* Supplied records:
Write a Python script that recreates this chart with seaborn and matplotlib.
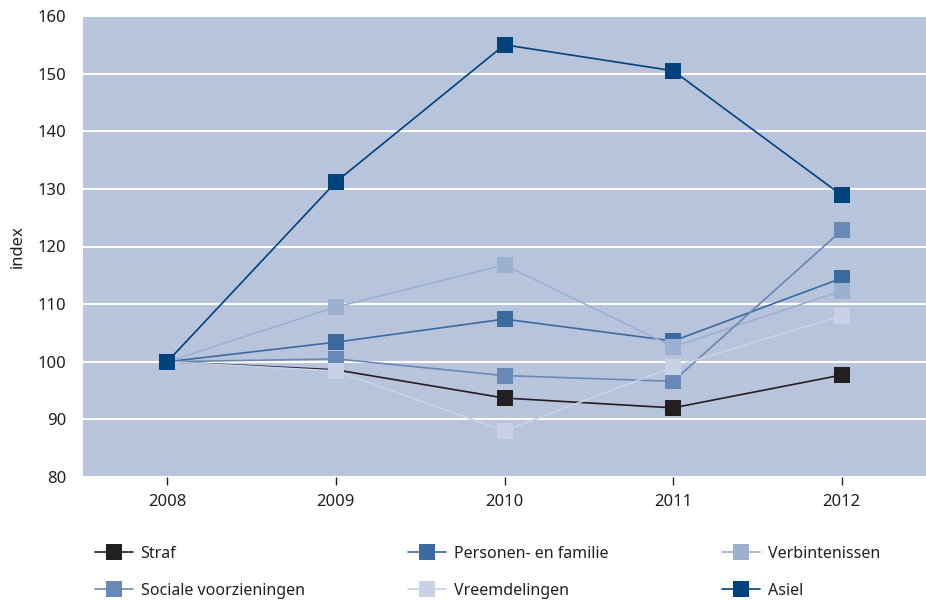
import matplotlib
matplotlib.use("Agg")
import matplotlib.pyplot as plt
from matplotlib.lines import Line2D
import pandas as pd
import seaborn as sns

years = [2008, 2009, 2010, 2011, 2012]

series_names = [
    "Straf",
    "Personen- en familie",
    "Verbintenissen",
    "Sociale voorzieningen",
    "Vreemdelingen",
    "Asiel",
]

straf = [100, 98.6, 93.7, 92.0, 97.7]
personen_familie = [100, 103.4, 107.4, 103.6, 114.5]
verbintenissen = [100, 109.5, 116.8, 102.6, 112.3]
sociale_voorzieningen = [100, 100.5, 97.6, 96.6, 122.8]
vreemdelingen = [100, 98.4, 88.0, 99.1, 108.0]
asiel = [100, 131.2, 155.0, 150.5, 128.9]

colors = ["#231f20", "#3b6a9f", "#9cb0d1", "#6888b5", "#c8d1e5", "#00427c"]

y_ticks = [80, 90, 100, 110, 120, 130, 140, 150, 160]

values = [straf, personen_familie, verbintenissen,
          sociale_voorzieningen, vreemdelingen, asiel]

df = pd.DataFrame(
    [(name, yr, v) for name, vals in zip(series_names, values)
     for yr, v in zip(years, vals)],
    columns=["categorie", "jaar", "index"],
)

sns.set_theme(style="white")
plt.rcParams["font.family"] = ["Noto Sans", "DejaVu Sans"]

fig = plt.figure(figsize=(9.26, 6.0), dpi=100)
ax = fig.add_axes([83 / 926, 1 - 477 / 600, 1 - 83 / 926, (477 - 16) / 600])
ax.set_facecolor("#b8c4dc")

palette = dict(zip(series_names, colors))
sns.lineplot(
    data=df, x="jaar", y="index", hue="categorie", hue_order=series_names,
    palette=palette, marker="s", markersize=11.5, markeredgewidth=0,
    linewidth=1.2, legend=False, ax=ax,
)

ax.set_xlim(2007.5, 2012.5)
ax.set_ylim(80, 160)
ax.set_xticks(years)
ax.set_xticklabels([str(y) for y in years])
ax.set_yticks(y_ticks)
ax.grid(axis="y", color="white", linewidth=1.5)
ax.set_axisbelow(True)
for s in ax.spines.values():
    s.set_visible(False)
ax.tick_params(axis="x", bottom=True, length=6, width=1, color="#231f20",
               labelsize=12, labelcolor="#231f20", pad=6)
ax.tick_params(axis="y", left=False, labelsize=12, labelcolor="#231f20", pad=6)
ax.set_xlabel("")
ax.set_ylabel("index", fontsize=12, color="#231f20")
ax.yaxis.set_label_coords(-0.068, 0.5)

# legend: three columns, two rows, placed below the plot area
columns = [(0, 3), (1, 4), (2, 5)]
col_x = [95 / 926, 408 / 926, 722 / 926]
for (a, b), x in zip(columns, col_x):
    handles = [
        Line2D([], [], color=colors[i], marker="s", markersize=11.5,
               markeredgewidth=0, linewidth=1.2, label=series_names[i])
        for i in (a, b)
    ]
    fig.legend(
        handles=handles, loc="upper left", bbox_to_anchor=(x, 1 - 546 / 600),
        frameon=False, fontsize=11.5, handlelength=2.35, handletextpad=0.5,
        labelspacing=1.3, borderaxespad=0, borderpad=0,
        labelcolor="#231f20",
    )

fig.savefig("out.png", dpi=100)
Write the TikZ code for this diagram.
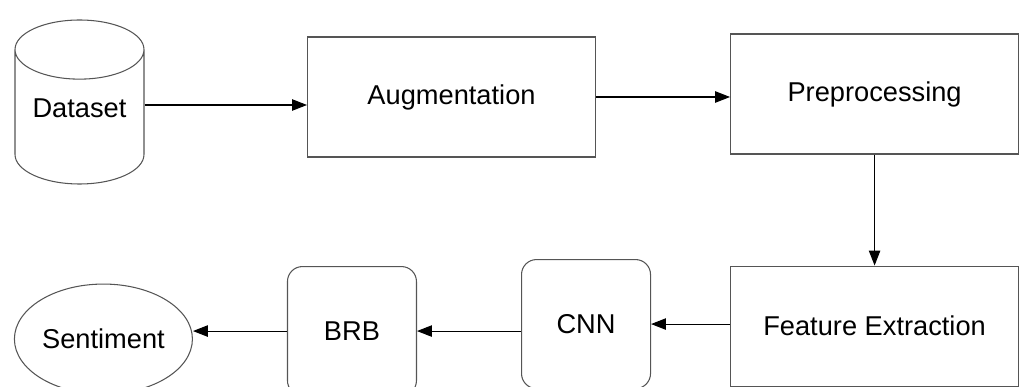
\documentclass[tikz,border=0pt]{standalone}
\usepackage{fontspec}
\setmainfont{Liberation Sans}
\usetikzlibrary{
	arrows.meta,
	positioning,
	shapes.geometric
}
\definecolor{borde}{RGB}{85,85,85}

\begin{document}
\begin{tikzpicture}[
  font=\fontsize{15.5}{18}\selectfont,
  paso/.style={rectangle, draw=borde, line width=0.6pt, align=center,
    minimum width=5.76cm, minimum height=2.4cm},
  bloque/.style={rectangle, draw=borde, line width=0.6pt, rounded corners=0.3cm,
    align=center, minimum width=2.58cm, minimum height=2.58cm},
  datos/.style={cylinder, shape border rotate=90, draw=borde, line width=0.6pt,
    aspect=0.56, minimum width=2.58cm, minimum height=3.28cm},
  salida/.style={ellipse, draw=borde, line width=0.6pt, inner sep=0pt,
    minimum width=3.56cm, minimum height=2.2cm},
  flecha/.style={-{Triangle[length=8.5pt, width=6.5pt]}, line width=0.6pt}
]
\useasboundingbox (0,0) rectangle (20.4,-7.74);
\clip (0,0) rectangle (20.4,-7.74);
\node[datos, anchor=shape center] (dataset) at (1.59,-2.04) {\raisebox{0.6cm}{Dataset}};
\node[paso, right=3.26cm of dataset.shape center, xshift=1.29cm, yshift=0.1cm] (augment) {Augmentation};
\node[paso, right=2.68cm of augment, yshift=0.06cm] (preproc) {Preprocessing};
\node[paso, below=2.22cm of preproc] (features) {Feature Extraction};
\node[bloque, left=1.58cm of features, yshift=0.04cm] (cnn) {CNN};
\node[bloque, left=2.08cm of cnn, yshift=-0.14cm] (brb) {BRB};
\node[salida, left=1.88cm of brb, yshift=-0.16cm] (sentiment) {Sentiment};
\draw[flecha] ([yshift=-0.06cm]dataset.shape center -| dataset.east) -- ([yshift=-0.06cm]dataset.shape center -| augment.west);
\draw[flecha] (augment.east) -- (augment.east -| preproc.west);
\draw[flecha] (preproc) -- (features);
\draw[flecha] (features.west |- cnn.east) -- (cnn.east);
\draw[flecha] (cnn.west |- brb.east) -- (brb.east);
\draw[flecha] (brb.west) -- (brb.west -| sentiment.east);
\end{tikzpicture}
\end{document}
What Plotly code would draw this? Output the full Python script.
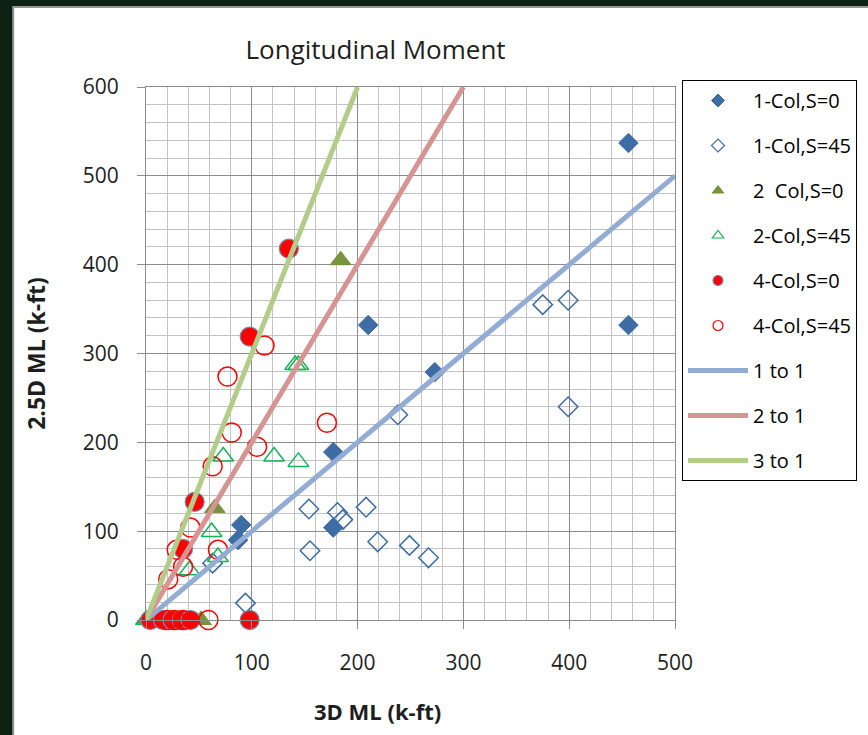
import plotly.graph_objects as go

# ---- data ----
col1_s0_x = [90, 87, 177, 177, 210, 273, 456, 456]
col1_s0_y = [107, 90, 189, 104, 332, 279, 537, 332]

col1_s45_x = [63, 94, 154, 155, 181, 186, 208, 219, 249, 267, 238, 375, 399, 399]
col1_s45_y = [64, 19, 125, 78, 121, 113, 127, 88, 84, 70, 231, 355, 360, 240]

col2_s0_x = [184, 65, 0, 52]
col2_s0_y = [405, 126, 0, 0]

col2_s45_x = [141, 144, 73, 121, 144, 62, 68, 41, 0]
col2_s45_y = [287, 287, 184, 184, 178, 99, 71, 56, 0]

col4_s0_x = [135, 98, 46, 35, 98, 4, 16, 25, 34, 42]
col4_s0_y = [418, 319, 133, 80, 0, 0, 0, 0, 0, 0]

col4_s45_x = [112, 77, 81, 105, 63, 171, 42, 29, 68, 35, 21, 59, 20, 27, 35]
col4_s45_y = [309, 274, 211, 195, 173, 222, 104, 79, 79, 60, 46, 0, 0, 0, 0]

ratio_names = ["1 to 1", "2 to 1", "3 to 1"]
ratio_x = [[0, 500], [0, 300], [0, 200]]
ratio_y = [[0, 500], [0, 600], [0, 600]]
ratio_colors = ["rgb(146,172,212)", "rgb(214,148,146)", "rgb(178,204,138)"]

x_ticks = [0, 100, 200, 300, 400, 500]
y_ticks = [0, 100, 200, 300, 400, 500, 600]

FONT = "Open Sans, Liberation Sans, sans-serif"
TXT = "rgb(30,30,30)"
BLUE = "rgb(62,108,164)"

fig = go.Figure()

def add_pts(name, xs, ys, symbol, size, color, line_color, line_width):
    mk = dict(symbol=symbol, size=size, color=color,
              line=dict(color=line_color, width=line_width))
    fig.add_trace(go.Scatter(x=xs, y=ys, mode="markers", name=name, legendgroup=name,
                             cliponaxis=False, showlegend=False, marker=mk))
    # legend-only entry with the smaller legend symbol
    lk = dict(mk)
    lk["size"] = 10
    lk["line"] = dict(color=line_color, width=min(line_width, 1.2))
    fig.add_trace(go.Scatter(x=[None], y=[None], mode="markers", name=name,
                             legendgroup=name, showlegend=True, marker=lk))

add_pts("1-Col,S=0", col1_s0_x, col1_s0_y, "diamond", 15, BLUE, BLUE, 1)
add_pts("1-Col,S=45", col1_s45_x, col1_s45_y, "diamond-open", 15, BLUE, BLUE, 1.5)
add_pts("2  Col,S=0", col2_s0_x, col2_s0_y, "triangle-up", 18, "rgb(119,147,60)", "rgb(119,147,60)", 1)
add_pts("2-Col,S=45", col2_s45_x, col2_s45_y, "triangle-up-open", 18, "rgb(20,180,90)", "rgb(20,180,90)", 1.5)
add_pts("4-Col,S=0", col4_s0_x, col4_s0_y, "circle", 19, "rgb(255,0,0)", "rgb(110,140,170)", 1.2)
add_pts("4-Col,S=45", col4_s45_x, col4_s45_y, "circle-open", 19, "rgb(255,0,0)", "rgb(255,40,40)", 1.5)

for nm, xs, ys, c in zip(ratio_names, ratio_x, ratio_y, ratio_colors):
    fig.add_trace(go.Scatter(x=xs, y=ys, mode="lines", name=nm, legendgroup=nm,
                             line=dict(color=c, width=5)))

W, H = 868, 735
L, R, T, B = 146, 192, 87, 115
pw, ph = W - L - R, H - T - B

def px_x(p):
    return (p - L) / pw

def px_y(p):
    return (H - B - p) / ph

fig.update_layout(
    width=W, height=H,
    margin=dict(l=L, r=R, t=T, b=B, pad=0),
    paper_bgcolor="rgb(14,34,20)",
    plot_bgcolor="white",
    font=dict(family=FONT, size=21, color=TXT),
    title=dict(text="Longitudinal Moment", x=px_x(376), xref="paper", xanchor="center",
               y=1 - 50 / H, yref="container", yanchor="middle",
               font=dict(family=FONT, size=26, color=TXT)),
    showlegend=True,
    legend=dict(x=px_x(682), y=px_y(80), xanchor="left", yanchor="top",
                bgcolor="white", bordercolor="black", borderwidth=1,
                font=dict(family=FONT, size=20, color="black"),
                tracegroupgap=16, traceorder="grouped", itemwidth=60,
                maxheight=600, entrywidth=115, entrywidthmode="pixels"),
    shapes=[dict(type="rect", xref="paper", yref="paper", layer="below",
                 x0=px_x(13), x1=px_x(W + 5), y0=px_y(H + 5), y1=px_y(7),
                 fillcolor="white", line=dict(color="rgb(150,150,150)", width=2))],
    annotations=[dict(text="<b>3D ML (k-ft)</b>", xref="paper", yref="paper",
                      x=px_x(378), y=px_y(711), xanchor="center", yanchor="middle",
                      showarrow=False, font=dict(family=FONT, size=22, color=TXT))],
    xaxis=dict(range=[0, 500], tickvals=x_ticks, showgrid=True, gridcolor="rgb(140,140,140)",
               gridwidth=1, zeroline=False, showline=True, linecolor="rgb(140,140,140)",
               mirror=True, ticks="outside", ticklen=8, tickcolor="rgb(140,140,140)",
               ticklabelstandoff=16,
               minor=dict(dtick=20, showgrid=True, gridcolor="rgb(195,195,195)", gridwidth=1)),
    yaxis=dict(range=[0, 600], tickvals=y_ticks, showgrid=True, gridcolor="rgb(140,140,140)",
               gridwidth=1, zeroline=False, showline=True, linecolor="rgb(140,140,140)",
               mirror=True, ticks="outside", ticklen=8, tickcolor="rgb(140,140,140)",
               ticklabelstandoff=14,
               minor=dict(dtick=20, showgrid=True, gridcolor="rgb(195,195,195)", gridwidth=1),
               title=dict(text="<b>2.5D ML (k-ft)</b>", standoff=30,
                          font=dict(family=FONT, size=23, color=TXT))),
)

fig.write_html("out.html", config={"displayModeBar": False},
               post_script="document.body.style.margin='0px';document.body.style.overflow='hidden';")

* What is being asked: Where does the word "matplotlib" appear in the listing? List each line that holds it.

* Written answer:
Write a Python script that recreates this chart with seaborn and matplotlib.
import matplotlib
matplotlib.use("Agg")
import matplotlib.pyplot as plt
from matplotlib.lines import Line2D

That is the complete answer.